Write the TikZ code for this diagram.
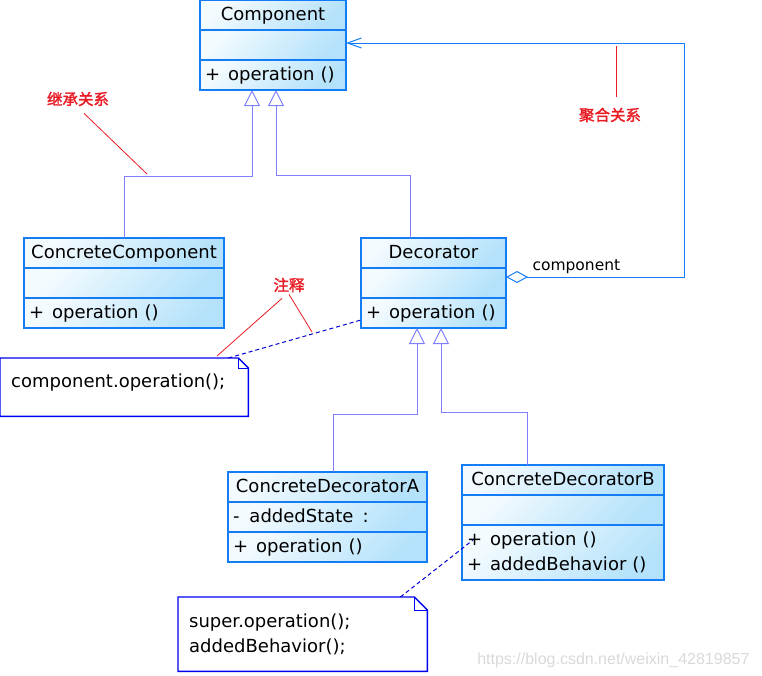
\documentclass[tikz,border=0pt]{standalone}
\usepackage{fontspec}
\setmainfont{DejaVu Sans}
\newfontfamily\cjk{Noto Sans CJK SC}[AutoFakeBold=2]
\newfontfamily\wmfont{Liberation Sans}
\usetikzlibrary{arrows.meta,positioning}

\definecolor{clsline}{RGB}{20,125,245}
\definecolor{clslight}{RGB}{244,251,255}
\definecolor{clsdark}{RGB}{180,226,250}
\definecolor{inhline}{RGB}{128,128,255}
\definecolor{noteline}{RGB}{0,0,240}
\definecolor{linkline}{RGB}{0,0,210}
\definecolor{remarkred}{RGB}{232,28,36}

\newcommand\pub[1]{+\hspace{8pt}#1}
\newcommand\pvt[1]{-\hspace{10pt}#1}

\tikzset{
  umlpart/.style={draw=clsline, line width=1.2pt, top color=clslight, bottom color=clsdark, shading angle=45,
    inner xsep=5pt, inner ysep=0pt, outer sep=0pt, text height=20.5pt, text depth=9.5pt,
    minimum width=#1, text width=#1-10pt, align=left},
  umltitle/.style={umlpart=#1, align=center},
  inherit/.style={draw=inhline, line width=1pt, -{Triangle[open, length=16pt, width=16pt]}},
  aggr/.style={draw=clsline, line width=1pt, {Diamond[open, length=22pt, width=12pt]}-{Straight Barb[length=14pt, width=10pt]}},
  notebox/.style={anchor=north west, inner xsep=11pt, inner ysep=0pt, align=left},
  noteline/.style={draw=noteline, line width=1.4pt},
  notelink/.style={draw=linkline, line width=1pt, dash pattern=on 4pt off 3pt},
  remark/.style={draw=remarkred, line width=0.8pt},
  remarktext/.style={text=remarkred, inner sep=2pt, font=\cjk\bfseries\fontsize{15.5}{18}\selectfont},
}

\begin{document}
\begin{tikzpicture}[x=1pt,y=-1pt,font=\fontsize{18}{25}\selectfont]
\useasboundingbox (0,0) rectangle (762,675);

% classes
\node (comp) at (200,0) [umltitle=146pt, anchor=north west] {Component};
\node (comp-a) [umlpart=146pt, below=0pt of comp] {};
\node (comp-o) [umlpart=146pt, below=0pt of comp-a] {\pub{operation ()}};

\node (ccomp) at (24,238) [umltitle=200pt, anchor=north west] {ConcreteComponent};
\node (ccomp-a) [umlpart=200pt, below=0pt of ccomp] {};
\node (ccomp-o) [umlpart=200pt, below=0pt of ccomp-a] {\pub{operation ()}};

\node (deco) at (361,238) [umltitle=145pt, anchor=north west] {Decorator};
\node (deco-a) [umlpart=145pt, below=0pt of deco] {};
\node (deco-o) [umlpart=145pt, below=0pt of deco-a] {\pub{operation ()}};

\node (cda) at (228,472) [umltitle=199pt, anchor=north west] {ConcreteDecoratorA};
\node (cda-a) [umlpart=199pt, below=0pt of cda] {\pvt{addedState\hspace{9pt}:}};
\node (cda-o) [umlpart=199pt, below=0pt of cda-a] {\pub{operation ()}};

\node (cdb) at (462,465) [umltitle=202pt, anchor=north west] {ConcreteDecoratorB};
\node (cdb-a) [umlpart=202pt, below=0pt of cdb] {};
\node (cdb-o) [umlpart=202pt, below=0pt of cdb-a, text depth=34.5pt] {\pub{operation ()}\\\pub{addedBehavior ()}};

% notes
\node (note1) at (0,358) [notebox, minimum width=248pt, minimum height=58pt, text width=226pt,
  text height=29pt, text depth=29pt] {component.operation();};
\node (note2) at (178,597) [notebox, minimum width=249pt, minimum height=74pt, text width=227pt,
  text height=30pt, text depth=44pt] {super.operation();\\addedBehavior();};
\foreach \n/\f in {note1/10pt, note2/13pt} {
  \draw[noteline] (\n.north west) -- ([xshift=-\f]\n.north east) -- ([yshift=-\f]\n.north east)
    -- (\n.south east) -- (\n.south west) -- cycle;
  \draw[draw=noteline, line width=1pt] ([xshift=-\f]\n.north east) |- ([yshift=-\f]\n.north east);
}

% connectors
\draw[inherit] (ccomp.north) -- ++(0,-62) -| ([xshift=-21pt]comp-o.south);
\draw[inherit] ([xshift=-23.5pt]deco.north) -- ++(0,-63) -| ([xshift=3pt]comp-o.south);
\draw[inherit] ([xshift=5.5pt]cda.north) -- ++(0,-58) -| ([xshift=-16.5pt]deco-o.south);
\draw[inherit] ([xshift=-36pt]cdb.north) -- ++(0,-53) -| ([xshift=7.5pt]deco-o.south);
\draw[aggr] ([yshift=6pt]deco-a.east) -- ++(178,0) |- ([yshift=2pt]comp-a.east);
\node (role) at (529,270) [anchor=base west, font=\fontsize{15.5}{18}\selectfont] {component};

\draw[notelink] ([xshift=-20pt]note1.north east) -- ([yshift=-7pt]deco-o.west);
\draw[notelink] ([xshift=-27pt]note2.north east) -- ([shift={(11,15)}]cdb-o.north west);

% remarks
\node (inhlbl) at (78,99) [remarktext] {继承关系};
\coordinate (inhpt) at (147,174);
\draw[remark] ([shift={(6,5)}]inhlbl.south) -- (inhpt);

\node (aggrlbl) at (610,115) [remarktext] {聚合关系};
\coordinate (aggrpt) at (616,46);
\draw[remark] ([shift={(6,-9)}]aggrlbl.north) -- (aggrpt);

\node (notelbl) at (289,285) [remarktext] {注释};
\coordinate (notept) at (217,356);
\coordinate (linkpt) at (312,332);
\draw[remark] ([shift={(-7,4)}]notelbl.south) -- (notept);
\draw[remark] (notelbl.south) -- (linkpt);

\node (mark) at (753,664) [anchor=base east, text=gray!30, font=\wmfont\fontsize{16}{18}\selectfont] {https://blog.csdn.net/weixin\_42819857};
\end{tikzpicture}
\end{document}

# # # #

Write out the full listing verbatim, excluding its pictures.

**Answer to the problem**.
Write the TikZ code for this diagram.
\documentclass[tikz,border=0pt]{standalone}
\usepackage{fontspec}
\setmainfont{DejaVu Sans}
\newfontfamily\cjk{Noto Sans CJK SC}[AutoFakeBold=2]
\newfontfamily\wmfont{Liberation Sans}
\usetikzlibrary{arrows.meta,positioning}

\definecolor{clsline}{RGB}{20,125,245}
\definecolor{clslight}{RGB}{244,251,255}
\definecolor{clsdark}{RGB}{180,226,250}
\definecolor{inhline}{RGB}{128,128,255}
\definecolor{noteline}{RGB}{0,0,240}
\definecolor{linkline}{RGB}{0,0,210}
\definecolor{remarkred}{RGB}{232,28,36}

\newcommand\pub[1]{+\hspace{8pt}#1}
\newcommand\pvt[1]{-\hspace{10pt}#1}

\tikzset{
  umlpart/.style={draw=clsline, line width=1.2pt, top color=clslight, bottom color=clsdark, shading angle=45,
    inner xsep=5pt, inner ysep=0pt, outer sep=0pt, text height=20.5pt, text depth=9.5pt,
    minimum width=#1, text width=#1-10pt, align=left},
  umltitle/.style={umlpart=#1, align=center},
  inherit/.style={draw=inhline, line width=1pt, -{Triangle[open, length=16pt, width=16pt]}},
  aggr/.style={draw=clsline, line width=1pt, {Diamond[open, length=22pt, width=12pt]}-{Straight Barb[length=14pt, width=10pt]}},
  notebox/.style={anchor=north west, inner xsep=11pt, inner ysep=0pt, align=left},
  noteline/.style={draw=noteline, line width=1.4pt},
  notelink/.style={draw=linkline, line width=1pt, dash pattern=on 4pt off 3pt},
  remark/.style={draw=remarkred, line width=0.8pt},
  remarktext/.style={text=remarkred, inner sep=2pt, font=\cjk\bfseries\fontsize{15.5}{18}\selectfont},
}

\begin{document}
\begin{tikzpicture}[x=1pt,y=-1pt,font=\fontsize{18}{25}\selectfont]
\useasboundingbox (0,0) rectangle (762,675);

% classes
\node (comp) at (200,0) [umltitle=146pt, anchor=north west] {Component};
\node (comp-a) [umlpart=146pt, below=0pt of comp] {};
\node (comp-o) [umlpart=146pt, below=0pt of comp-a] {\pub{operation ()}};

\node (ccomp) at (24,238) [umltitle=200pt, anchor=north west] {ConcreteComponent};
\node (ccomp-a) [umlpart=200pt, below=0pt of ccomp] {};
\node (ccomp-o) [umlpart=200pt, below=0pt of ccomp-a] {\pub{operation ()}};

\node (deco) at (361,238) [umltitle=145pt, anchor=north west] {Decorator};
\node (deco-a) [umlpart=145pt, below=0pt of deco] {};
\node (deco-o) [umlpart=145pt, below=0pt of deco-a] {\pub{operation ()}};

\node (cda) at (228,472) [umltitle=199pt, anchor=north west] {ConcreteDecoratorA};
\node (cda-a) [umlpart=199pt, below=0pt of cda] {\pvt{addedState\hspace{9pt}:}};
\node (cda-o) [umlpart=199pt, below=0pt of cda-a] {\pub{operation ()}};

\node (cdb) at (462,465) [umltitle=202pt, anchor=north west] {ConcreteDecoratorB};
\node (cdb-a) [umlpart=202pt, below=0pt of cdb] {};
\node (cdb-o) [umlpart=202pt, below=0pt of cdb-a, text depth=34.5pt] {\pub{operation ()}\\\pub{addedBehavior ()}};

% notes
\node (note1) at (0,358) [notebox, minimum width=248pt, minimum height=58pt, text width=226pt,
  text height=29pt, text depth=29pt] {component.operation();};
\node (note2) at (178,597) [notebox, minimum width=249pt, minimum height=74pt, text width=227pt,
  text height=30pt, text depth=44pt] {super.operation();\\addedBehavior();};
\foreach \n/\f in {note1/10pt, note2/13pt} {
  \draw[noteline] (\n.north west) -- ([xshift=-\f]\n.north east) -- ([yshift=-\f]\n.north east)
    -- (\n.south east) -- (\n.south west) -- cycle;
  \draw[draw=noteline, line width=1pt] ([xshift=-\f]\n.north east) |- ([yshift=-\f]\n.north east);
}

% connectors
\draw[inherit] (ccomp.north) -- ++(0,-62) -| ([xshift=-21pt]comp-o.south);
\draw[inherit] ([xshift=-23.5pt]deco.north) -- ++(0,-63) -| ([xshift=3pt]comp-o.south);
\draw[inherit] ([xshift=5.5pt]cda.north) -- ++(0,-58) -| ([xshift=-16.5pt]deco-o.south);
\draw[inherit] ([xshift=-36pt]cdb.north) -- ++(0,-53) -| ([xshift=7.5pt]deco-o.south);
\draw[aggr] ([yshift=6pt]deco-a.east) -- ++(178,0) |- ([yshift=2pt]comp-a.east);
\node (role) at (529,270) [anchor=base west, font=\fontsize{15.5}{18}\selectfont] {component};

\draw[notelink] ([xshift=-20pt]note1.north east) -- ([yshift=-7pt]deco-o.west);
\draw[notelink] ([xshift=-27pt]note2.north east) -- ([shift={(11,15)}]cdb-o.north west);

% remarks
\node (inhlbl) at (78,99) [remarktext] {继承关系};
\coordinate (inhpt) at (147,174);
\draw[remark] ([shift={(6,5)}]inhlbl.south) -- (inhpt);

\node (aggrlbl) at (610,115) [remarktext] {聚合关系};
\coordinate (aggrpt) at (616,46);
\draw[remark] ([shift={(6,-9)}]aggrlbl.north) -- (aggrpt);

\node (notelbl) at (289,285) [remarktext] {注释};
\coordinate (notept) at (217,356);
\coordinate (linkpt) at (312,332);
\draw[remark] ([shift={(-7,4)}]notelbl.south) -- (notept);
\draw[remark] (notelbl.south) -- (linkpt);

\node (mark) at (753,664) [anchor=base east, text=gray!30, font=\wmfont\fontsize{16}{18}\selectfont] {https://blog.csdn.net/weixin\_42819857};
\end{tikzpicture}
\end{document}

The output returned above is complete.